**Exercise:** Restate the data exactly as given and keep the pictures out.

--- Begin Supplied data ---

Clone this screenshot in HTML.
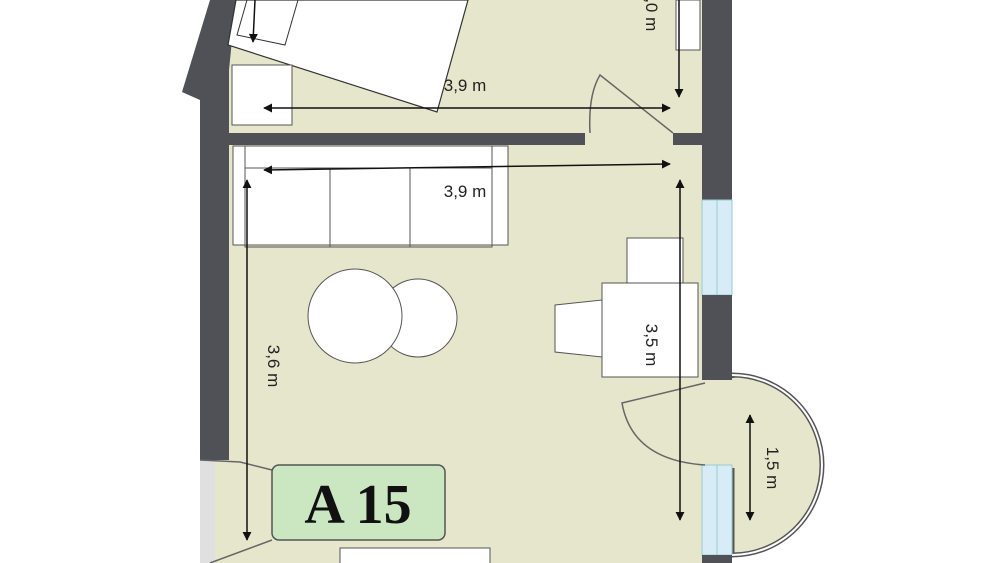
<!DOCTYPE html>
<html><head><meta charset="utf-8"><style>html,body{margin:0;padding:0;background:#fff}svg{display:block}</style></head>
<body>
<svg width="1000" height="563" viewBox="0 0 1000 563" xmlns="http://www.w3.org/2000/svg" font-family="Liberation Sans, sans-serif">
<defs>
<marker id="a" viewBox="0 0 10 10" refX="9" refY="5" markerWidth="9" markerHeight="9" markerUnits="userSpaceOnUse" orient="auto-start-reverse"><path d="M0,0 L10,5 L0,10 z" fill="#111"/></marker>
</defs>
<style>line[marker-end],line[marker-start]{}</style>
<!-- floor -->
<polygon points="226,0 705,0 705,563 215,563 215,460 229,460" fill="#e6e6cc"/>
<!-- balcony -->
<path d="M732,375 A90,90 0 0 1 732,555 Z" fill="#e6e6cc" stroke="#555" stroke-width="5"/>
<path d="M732,375 A90,90 0 0 1 732,555" fill="none" stroke="#fff" stroke-width="2"/>
<rect x="700" y="378" width="36" height="90" fill="#e6e6cc"/>
<!-- left bottom light -->
<rect x="200" y="460" width="15" height="103" fill="#e0e0e0"/>
<!-- walls -->
<polygon points="210,0 236,0 229,70 229,460 200,460 200,100 182,92" fill="#4f5156"/>
<rect x="229" y="133" width="356" height="12" fill="#4f5156"/>
<rect x="673" y="133" width="30" height="12" fill="#4f5156"/>
<rect x="702" y="0" width="30" height="200" fill="#4f5156"/>
<rect x="702" y="200" width="30" height="95" fill="#d8ecf8" stroke="#9cc" stroke-width="1"/>
<line x1="717" y1="200" x2="717" y2="295" stroke="#9cc"/>
<rect x="702" y="295" width="30" height="85" fill="#4f5156"/>
<rect x="702" y="465" width="30" height="90" fill="#d8ecf8" stroke="#9cc" stroke-width="1"/>
<line x1="717" y1="465" x2="717" y2="555" stroke="#9cc"/>
<rect x="702" y="555" width="30" height="8" fill="#4f5156"/>
<!-- bed -->
<polygon points="236,0 468,0 437,112 228,45" fill="#fff" stroke="#333" stroke-width="1.2"/>
<polygon points="247,0 298,0 285,45 237,35" fill="none" stroke="#333" stroke-width="1"/>
<line x1="255" y1="0" x2="253" y2="42" stroke="#111" stroke-width="1.5" marker-end="url(#a)"/>
<!-- nightstand -->
<rect x="232" y="65" width="60" height="60" fill="#fff" stroke="#555"/>
<!-- cabinet top right -->
<rect x="676" y="0" width="24" height="50" fill="#fff" stroke="#555"/>
<!-- door upper -->
<path d="M590,133 Q588,95 600,75 L673,133" fill="none" stroke="#666" stroke-width="1.5"/>
<!-- sofa -->
<rect x="233" y="146" width="275" height="99" fill="#fff" stroke="#555"/>
<line x1="245" y1="146" x2="245" y2="240" stroke="#555"/>
<line x1="492" y1="146" x2="492" y2="240" stroke="#555"/>
<rect x="245" y="168" width="247" height="79" fill="none" stroke="#555"/>
<line x1="330" y1="168" x2="330" y2="247" stroke="#555"/>
<line x1="410" y1="168" x2="410" y2="247" stroke="#555"/>
<!-- tables -->
<circle cx="418" cy="318" r="39" fill="#fff" stroke="#555"/>
<circle cx="355" cy="316" r="47" fill="#fff" stroke="#555"/>
<!-- desk and chairs -->
<rect x="627" y="238" width="56" height="45" fill="#fff" stroke="#555"/>
<polygon points="555,305 602,300 602,357 555,352" fill="#fff" stroke="#555"/>
<rect x="602" y="283" width="96" height="94" fill="#fff" stroke="#555"/>
<!-- balcony door -->
<path d="M705,383 L622,403 Q632,460 705,465" fill="none" stroke="#666" stroke-width="1.5"/>
<!-- bottom door lines -->
<path d="M200,460 L240,462 L272,470" fill="none" stroke="#666" stroke-width="1.5"/>
<path d="M272,540 L210,563" fill="none" stroke="#666" stroke-width="1.5"/>
<rect x="340" y="548" width="150" height="20" fill="#fff" stroke="#555"/>
<!-- dimension lines -->
<g stroke="#111" stroke-width="1.5" fill="none">
<line x1="264" y1="108" x2="670" y2="108" marker-start="url(#a)" marker-end="url(#a)"/>
<line x1="264" y1="170" x2="670" y2="164" marker-start="url(#a)" marker-end="url(#a)"/>
<line x1="679" y1="0" x2="679" y2="97" marker-end="url(#a)"/>
<line x1="247" y1="180" x2="247" y2="540" marker-start="url(#a)" marker-end="url(#a)"/>
<line x1="680" y1="180" x2="680" y2="520" marker-start="url(#a)" marker-end="url(#a)"/>
<line x1="750" y1="415" x2="750" y2="520" marker-start="url(#a)" marker-end="url(#a)"/>
</g>
<g font-size="17" fill="#222">
<text x="465" y="91" text-anchor="middle">3,9 m</text>
<text x="465" y="197" text-anchor="middle">3,9 m</text>
<text transform="translate(268,366) rotate(90)" text-anchor="middle">3,6 m</text>
<text transform="translate(646,345) rotate(90)" text-anchor="middle">3,5 m</text>
<text transform="translate(767,468) rotate(90)" text-anchor="middle">1,5 m</text>
<text transform="translate(646,10) rotate(90)" text-anchor="middle">2,0 m</text>
</g>
<!-- label -->
<rect x="272" y="465" width="173" height="75" rx="7" fill="#cbe7c2" stroke="#555" stroke-width="1.5"/>
<text x="358" y="523" text-anchor="middle" font-family="Liberation Serif, serif" font-weight="bold" font-size="56" fill="#111">A 15</text>
</svg>
</body></html>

--- End Supplied data ---

**Solved exercise:**
Clone this screenshot in HTML.
<!DOCTYPE html>
<html><head><meta charset="utf-8"><style>html,body{margin:0;padding:0;background:#fff}svg{display:block}</style></head>
<body>
<svg width="1000" height="563" viewBox="0 0 1000 563" xmlns="http://www.w3.org/2000/svg" font-family="Liberation Sans, sans-serif">
<defs>
<marker id="a" viewBox="0 0 10 10" refX="9" refY="5" markerWidth="9" markerHeight="9" markerUnits="userSpaceOnUse" orient="auto-start-reverse"><path d="M0,0 L10,5 L0,10 z" fill="#111"/></marker>
</defs>
<style>line[marker-end],line[marker-start]{}</style>
<!-- floor -->
<polygon points="226,0 705,0 705,563 215,563 215,460 229,460" fill="#e6e6cc"/>
<!-- balcony -->
<path d="M732,375 A90,90 0 0 1 732,555 Z" fill="#e6e6cc" stroke="#555" stroke-width="5"/>
<path d="M732,375 A90,90 0 0 1 732,555" fill="none" stroke="#fff" stroke-width="2"/>
<rect x="700" y="378" width="36" height="90" fill="#e6e6cc"/>
<!-- left bottom light -->
<rect x="200" y="460" width="15" height="103" fill="#e0e0e0"/>
<!-- walls -->
<polygon points="210,0 236,0 229,70 229,460 200,460 200,100 182,92" fill="#4f5156"/>
<rect x="229" y="133" width="356" height="12" fill="#4f5156"/>
<rect x="673" y="133" width="30" height="12" fill="#4f5156"/>
<rect x="702" y="0" width="30" height="200" fill="#4f5156"/>
<rect x="702" y="200" width="30" height="95" fill="#d8ecf8" stroke="#9cc" stroke-width="1"/>
<line x1="717" y1="200" x2="717" y2="295" stroke="#9cc"/>
<rect x="702" y="295" width="30" height="85" fill="#4f5156"/>
<rect x="702" y="465" width="30" height="90" fill="#d8ecf8" stroke="#9cc" stroke-width="1"/>
<line x1="717" y1="465" x2="717" y2="555" stroke="#9cc"/>
<rect x="702" y="555" width="30" height="8" fill="#4f5156"/>
<!-- bed -->
<polygon points="236,0 468,0 437,112 228,45" fill="#fff" stroke="#333" stroke-width="1.2"/>
<polygon points="247,0 298,0 285,45 237,35" fill="none" stroke="#333" stroke-width="1"/>
<line x1="255" y1="0" x2="253" y2="42" stroke="#111" stroke-width="1.5" marker-end="url(#a)"/>
<!-- nightstand -->
<rect x="232" y="65" width="60" height="60" fill="#fff" stroke="#555"/>
<!-- cabinet top right -->
<rect x="676" y="0" width="24" height="50" fill="#fff" stroke="#555"/>
<!-- door upper -->
<path d="M590,133 Q588,95 600,75 L673,133" fill="none" stroke="#666" stroke-width="1.5"/>
<!-- sofa -->
<rect x="233" y="146" width="275" height="99" fill="#fff" stroke="#555"/>
<line x1="245" y1="146" x2="245" y2="240" stroke="#555"/>
<line x1="492" y1="146" x2="492" y2="240" stroke="#555"/>
<rect x="245" y="168" width="247" height="79" fill="none" stroke="#555"/>
<line x1="330" y1="168" x2="330" y2="247" stroke="#555"/>
<line x1="410" y1="168" x2="410" y2="247" stroke="#555"/>
<!-- tables -->
<circle cx="418" cy="318" r="39" fill="#fff" stroke="#555"/>
<circle cx="355" cy="316" r="47" fill="#fff" stroke="#555"/>
<!-- desk and chairs -->
<rect x="627" y="238" width="56" height="45" fill="#fff" stroke="#555"/>
<polygon points="555,305 602,300 602,357 555,352" fill="#fff" stroke="#555"/>
<rect x="602" y="283" width="96" height="94" fill="#fff" stroke="#555"/>
<!-- balcony door -->
<path d="M705,383 L622,403 Q632,460 705,465" fill="none" stroke="#666" stroke-width="1.5"/>
<!-- bottom door lines -->
<path d="M200,460 L240,462 L272,470" fill="none" stroke="#666" stroke-width="1.5"/>
<path d="M272,540 L210,563" fill="none" stroke="#666" stroke-width="1.5"/>
<rect x="340" y="548" width="150" height="20" fill="#fff" stroke="#555"/>
<!-- dimension lines -->
<g stroke="#111" stroke-width="1.5" fill="none">
<line x1="264" y1="108" x2="670" y2="108" marker-start="url(#a)" marker-end="url(#a)"/>
<line x1="264" y1="170" x2="670" y2="164" marker-start="url(#a)" marker-end="url(#a)"/>
<line x1="679" y1="0" x2="679" y2="97" marker-end="url(#a)"/>
<line x1="247" y1="180" x2="247" y2="540" marker-start="url(#a)" marker-end="url(#a)"/>
<line x1="680" y1="180" x2="680" y2="520" marker-start="url(#a)" marker-end="url(#a)"/>
<line x1="750" y1="415" x2="750" y2="520" marker-start="url(#a)" marker-end="url(#a)"/>
</g>
<g font-size="17" fill="#222">
<text x="465" y="91" text-anchor="middle">3,9 m</text>
<text x="465" y="197" text-anchor="middle">3,9 m</text>
<text transform="translate(268,366) rotate(90)" text-anchor="middle">3,6 m</text>
<text transform="translate(646,345) rotate(90)" text-anchor="middle">3,5 m</text>
<text transform="translate(767,468) rotate(90)" text-anchor="middle">1,5 m</text>
<text transform="translate(646,10) rotate(90)" text-anchor="middle">2,0 m</text>
</g>
<!-- label -->
<rect x="272" y="465" width="173" height="75" rx="7" fill="#cbe7c2" stroke="#555" stroke-width="1.5"/>
<text x="358" y="523" text-anchor="middle" font-family="Liberation Serif, serif" font-weight="bold" font-size="56" fill="#111">A 15</text>
</svg>
</body></html>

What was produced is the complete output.